## Objective
Emit the data below verbatim, stripping out any pictures.

## Given information
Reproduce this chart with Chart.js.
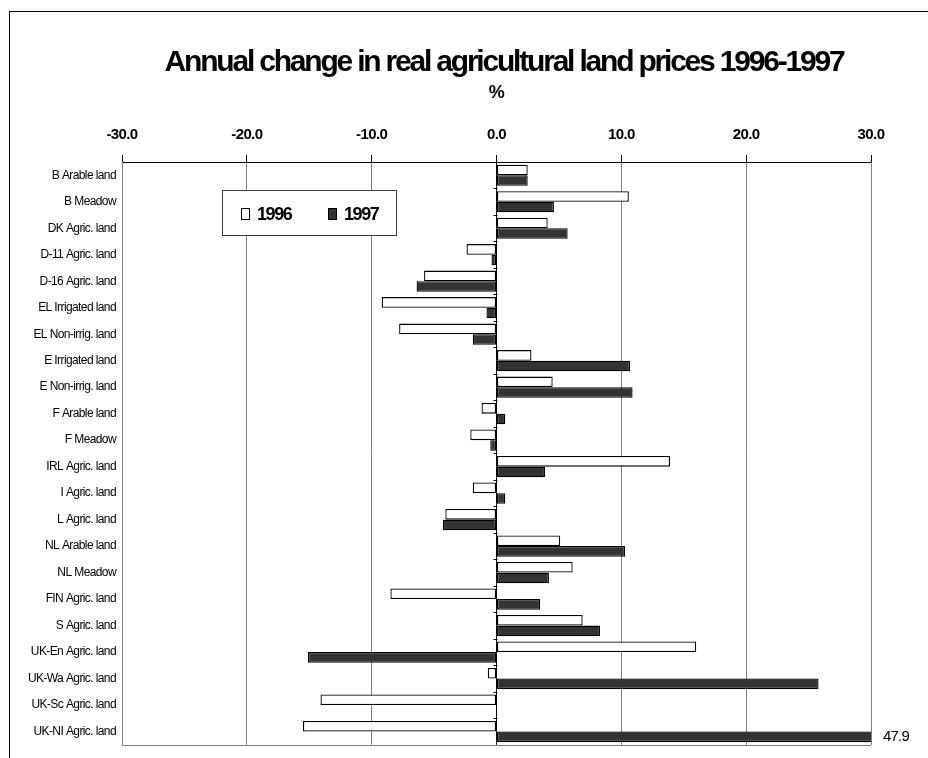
<!DOCTYPE html>
<html>
<head>
<meta charset="utf-8">
<script src="https://cdn.jsdelivr.net/npm/chart.js@4.4.0/dist/chart.umd.min.js"></script>
<style>
  body { margin: 0; background: #fff; }
  #wrap { width: 928px; height: 758px; }
</style>
</head>
<body>
<div id="wrap"><canvas id="landPrices" width="928" height="758"></canvas></div>
<script>
// data
const categories = [
  'B Arable land', 'B Meadow', 'DK Agric. land', 'D-11 Agric. land', 'D-16 Agric. land',
  'EL Irrigated land', 'EL Non-irrig. land', 'E Irrigated land', 'E Non-irrig. land',
  'F Arable land', 'F Meadow', 'IRL Agric. land', 'I Agric. land', 'L Agric. land',
  'NL Arable land', 'NL Meadow', 'FIN Agric. land', 'S Agric. land',
  'UK-En Agric. land', 'UK-Wa Agric. land', 'UK-Sc Agric. land', 'UK-NI Agric. land'
];
const values1996 = [2.5, 10.6, 4.1, -2.4, -5.8, -9.2, -7.8, 2.8, 4.5, -1.2, -2.1, 13.9,
  -1.9, -4.1, 5.1, 6.1, -8.5, 6.9, 16.0, -0.7, -14.1, -15.5];
const values1997 = [2.5, 4.6, 5.7, -0.4, -6.4, -0.8, -1.9, 10.7, 10.9, 0.7, -0.5, 3.9,
  0.7, -4.3, 10.3, 4.2, 3.5, 8.3, -15.1, 25.8, null, 47.9];
const seriesLabels = ['1996', '1997'];
const xTicks = [-30, -20, -10, 0, 10, 20, 30];

const FONT = "'Liberation Sans', Arial, sans-serif";

// title, frame, legend box, overflow labels and the small ticks on the zero line
const decorPlugin = {
  id: 'decor',
  beforeDraw(chart) {
    chart.ctx.letterSpacing = '-0.6px';
  },
  afterDraw(chart) {
    const ctx = chart.ctx;
    const area = chart.chartArea;
    const xs = chart.scales.x;
    const ys = chart.scales.y;
    ctx.save();

    // outer frame
    ctx.strokeStyle = '#000';
    ctx.lineWidth = 1;
    ctx.strokeRect(9.5, 11.5, 1000, 1000);

    // title
    ctx.fillStyle = '#000';
    ctx.font = 'bold 30px ' + FONT;
    ctx.letterSpacing = '-2.2px';
    ctx.textAlign = 'center';
    ctx.textBaseline = 'alphabetic';
    ctx.fillText('Annual change in real agricultural land prices 1996-1997', 504, 71);

    // bottom edge of plot area
    ctx.strokeStyle = '#808080';
    ctx.beginPath();
    ctx.moveTo(area.left, Math.round(area.bottom) + 0.5);
    ctx.lineTo(area.right, Math.round(area.bottom) + 0.5);
    ctx.stroke();

    // small category ticks on the zero line
    const x0 = Math.round(xs.getPixelForValue(0)) + 0.5;
    const step = ys.getPixelForValue(1) - ys.getPixelForValue(0);
    ctx.strokeStyle = '#000';
    ctx.beginPath();
    for (let i = 1; i < categories.length; i++) {
      const y = Math.round(ys.getPixelForValue(i) - step / 2) + 0.5;
      ctx.moveTo(x0 - 4, y);
      ctx.lineTo(x0, y);
    }
    ctx.stroke();

    // values beyond the axis max
    ctx.font = '15px ' + FONT;
    ctx.letterSpacing = '-0.8px';
    ctx.textAlign = 'left';
    ctx.textBaseline = 'middle';
    chart.data.datasets.forEach((ds, di) => {
      const meta = chart.getDatasetMeta(di);
      ds.data.forEach((v, i) => {
        if (v != null && v > xs.max) {
          ctx.fillText(v.toFixed(1), area.right + 12, meta.data[i].y);
        }
      });
    });

    // legend box
    const lx = 222, ly = 190, lw = 174, lh = 45;
    ctx.fillStyle = '#fff';
    ctx.fillRect(lx, ly, lw, lh);
    ctx.strokeStyle = '#404040';
    ctx.strokeRect(lx + 0.5, ly + 0.5, lw, lh);
    ctx.font = 'bold 18px ' + FONT;
    ctx.letterSpacing = '-1.4px';
    ctx.textBaseline = 'middle';
    const itemX = [241, 328];
    chart.data.datasets.forEach((ds, di) => {
      const x = itemX[di];
      ctx.fillStyle = ds.backgroundColor;
      ctx.fillRect(x, 208, 9, 12);
      ctx.strokeStyle = '#000';
      ctx.strokeRect(x + 0.5, 208.5, 8, 11);
      ctx.fillStyle = '#000';
      ctx.fillText(ds.label, x + 16, 215);
    });

    ctx.restore();
  }
};

new Chart(document.getElementById('landPrices'), {
  type: 'bar',
  data: {
    labels: categories,
    datasets: [
      {
        label: seriesLabels[0],
        data: values1996,
        backgroundColor: '#ffffff',
        borderColor: '#000000',
        borderWidth: 1.3,
        borderSkipped: false,
        categoryPercentage: 0.8,
        barPercentage: 1.0
      },
      {
        label: seriesLabels[1],
        data: values1997,
        backgroundColor: '#333333',
        borderColor: '#000000',
        borderWidth: 1.3,
        borderSkipped: false,
        categoryPercentage: 0.8,
        barPercentage: 1.0
      }
    ]
  },
  options: {
    indexAxis: 'y',
    responsive: false,
    animation: false,
    layout: { padding: { top: 80, right: 57, bottom: 13, left: 0 } },
    plugins: {
      legend: { display: false },
      title: { display: false },
      tooltip: { enabled: false }
    },
    scales: {
      x: {
        position: 'top',
        min: -30,
        max: 30,
        afterFit(scale) { scale.height = 82; },
        afterBuildTicks(scale) { scale.ticks = xTicks.map(v => ({ value: v })); },
        title: {
          display: true,
          text: '%',
          color: '#000',
          font: { family: FONT, size: 18, weight: 'bold' },
          padding: { top: 2, bottom: 0 }
        },
        ticks: {
          color: '#000',
          padding: 11,
          font: { family: FONT, size: 15, weight: 'bold' },
          callback: v => Number(v).toFixed(1)
        },
        grid: {
          color: c => (c.tick && c.tick.value === 0 ? '#000' : '#808080'),
          tickColor: '#000',
          tickLength: 7,
          lineWidth: 1
        },
        border: { display: true, color: '#000', width: 1 }
      },
      y: {
        afterFit(scale) { scale.width = 122; },
        ticks: {
          color: '#000',
          padding: 6,
          font: { family: FONT, size: 12 }
        },
        grid: { display: false, drawTicks: false },
        border: { display: true, color: '#808080', width: 1 }
      }
    }
  },
  plugins: [decorPlugin]
});
</script>
</body>
</html>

## Completed exercise
Reproduce this chart with Chart.js.
<!DOCTYPE html>
<html>
<head>
<meta charset="utf-8">
<script src="https://cdn.jsdelivr.net/npm/chart.js@4.4.0/dist/chart.umd.min.js"></script>
<style>
  body { margin: 0; background: #fff; }
  #wrap { width: 928px; height: 758px; }
</style>
</head>
<body>
<div id="wrap"><canvas id="landPrices" width="928" height="758"></canvas></div>
<script>
// data
const categories = [
  'B Arable land', 'B Meadow', 'DK Agric. land', 'D-11 Agric. land', 'D-16 Agric. land',
  'EL Irrigated land', 'EL Non-irrig. land', 'E Irrigated land', 'E Non-irrig. land',
  'F Arable land', 'F Meadow', 'IRL Agric. land', 'I Agric. land', 'L Agric. land',
  'NL Arable land', 'NL Meadow', 'FIN Agric. land', 'S Agric. land',
  'UK-En Agric. land', 'UK-Wa Agric. land', 'UK-Sc Agric. land', 'UK-NI Agric. land'
];
const values1996 = [2.5, 10.6, 4.1, -2.4, -5.8, -9.2, -7.8, 2.8, 4.5, -1.2, -2.1, 13.9,
  -1.9, -4.1, 5.1, 6.1, -8.5, 6.9, 16.0, -0.7, -14.1, -15.5];
const values1997 = [2.5, 4.6, 5.7, -0.4, -6.4, -0.8, -1.9, 10.7, 10.9, 0.7, -0.5, 3.9,
  0.7, -4.3, 10.3, 4.2, 3.5, 8.3, -15.1, 25.8, null, 47.9];
const seriesLabels = ['1996', '1997'];
const xTicks = [-30, -20, -10, 0, 10, 20, 30];

const FONT = "'Liberation Sans', Arial, sans-serif";

// title, frame, legend box, overflow labels and the small ticks on the zero line
const decorPlugin = {
  id: 'decor',
  beforeDraw(chart) {
    chart.ctx.letterSpacing = '-0.6px';
  },
  afterDraw(chart) {
    const ctx = chart.ctx;
    const area = chart.chartArea;
    const xs = chart.scales.x;
    const ys = chart.scales.y;
    ctx.save();

    // outer frame
    ctx.strokeStyle = '#000';
    ctx.lineWidth = 1;
    ctx.strokeRect(9.5, 11.5, 1000, 1000);

    // title
    ctx.fillStyle = '#000';
    ctx.font = 'bold 30px ' + FONT;
    ctx.letterSpacing = '-2.2px';
    ctx.textAlign = 'center';
    ctx.textBaseline = 'alphabetic';
    ctx.fillText('Annual change in real agricultural land prices 1996-1997', 504, 71);

    // bottom edge of plot area
    ctx.strokeStyle = '#808080';
    ctx.beginPath();
    ctx.moveTo(area.left, Math.round(area.bottom) + 0.5);
    ctx.lineTo(area.right, Math.round(area.bottom) + 0.5);
    ctx.stroke();

    // small category ticks on the zero line
    const x0 = Math.round(xs.getPixelForValue(0)) + 0.5;
    const step = ys.getPixelForValue(1) - ys.getPixelForValue(0);
    ctx.strokeStyle = '#000';
    ctx.beginPath();
    for (let i = 1; i < categories.length; i++) {
      const y = Math.round(ys.getPixelForValue(i) - step / 2) + 0.5;
      ctx.moveTo(x0 - 4, y);
      ctx.lineTo(x0, y);
    }
    ctx.stroke();

    // values beyond the axis max
    ctx.font = '15px ' + FONT;
    ctx.letterSpacing = '-0.8px';
    ctx.textAlign = 'left';
    ctx.textBaseline = 'middle';
    chart.data.datasets.forEach((ds, di) => {
      const meta = chart.getDatasetMeta(di);
      ds.data.forEach((v, i) => {
        if (v != null && v > xs.max) {
          ctx.fillText(v.toFixed(1), area.right + 12, meta.data[i].y);
        }
      });
    });

    // legend box
    const lx = 222, ly = 190, lw = 174, lh = 45;
    ctx.fillStyle = '#fff';
    ctx.fillRect(lx, ly, lw, lh);
    ctx.strokeStyle = '#404040';
    ctx.strokeRect(lx + 0.5, ly + 0.5, lw, lh);
    ctx.font = 'bold 18px ' + FONT;
    ctx.letterSpacing = '-1.4px';
    ctx.textBaseline = 'middle';
    const itemX = [241, 328];
    chart.data.datasets.forEach((ds, di) => {
      const x = itemX[di];
      ctx.fillStyle = ds.backgroundColor;
      ctx.fillRect(x, 208, 9, 12);
      ctx.strokeStyle = '#000';
      ctx.strokeRect(x + 0.5, 208.5, 8, 11);
      ctx.fillStyle = '#000';
      ctx.fillText(ds.label, x + 16, 215);
    });

    ctx.restore();
  }
};

new Chart(document.getElementById('landPrices'), {
  type: 'bar',
  data: {
    labels: categories,
    datasets: [
      {
        label: seriesLabels[0],
        data: values1996,
        backgroundColor: '#ffffff',
        borderColor: '#000000',
        borderWidth: 1.3,
        borderSkipped: false,
        categoryPercentage: 0.8,
        barPercentage: 1.0
      },
      {
        label: seriesLabels[1],
        data: values1997,
        backgroundColor: '#333333',
        borderColor: '#000000',
        borderWidth: 1.3,
        borderSkipped: false,
        categoryPercentage: 0.8,
        barPercentage: 1.0
      }
    ]
  },
  options: {
    indexAxis: 'y',
    responsive: false,
    animation: false,
    layout: { padding: { top: 80, right: 57, bottom: 13, left: 0 } },
    plugins: {
      legend: { display: false },
      title: { display: false },
      tooltip: { enabled: false }
    },
    scales: {
      x: {
        position: 'top',
        min: -30,
        max: 30,
        afterFit(scale) { scale.height = 82; },
        afterBuildTicks(scale) { scale.ticks = xTicks.map(v => ({ value: v })); },
        title: {
          display: true,
          text: '%',
          color: '#000',
          font: { family: FONT, size: 18, weight: 'bold' },
          padding: { top: 2, bottom: 0 }
        },
        ticks: {
          color: '#000',
          padding: 11,
          font: { family: FONT, size: 15, weight: 'bold' },
          callback: v => Number(v).toFixed(1)
        },
        grid: {
          color: c => (c.tick && c.tick.value === 0 ? '#000' : '#808080'),
          tickColor: '#000',
          tickLength: 7,
          lineWidth: 1
        },
        border: { display: true, color: '#000', width: 1 }
      },
      y: {
        afterFit(scale) { scale.width = 122; },
        ticks: {
          color: '#000',
          padding: 6,
          font: { family: FONT, size: 12 }
        },
        grid: { display: false, drawTicks: false },
        border: { display: true, color: '#808080', width: 1 }
      }
    }
  },
  plugins: [decorPlugin]
});
</script>
</body>
</html>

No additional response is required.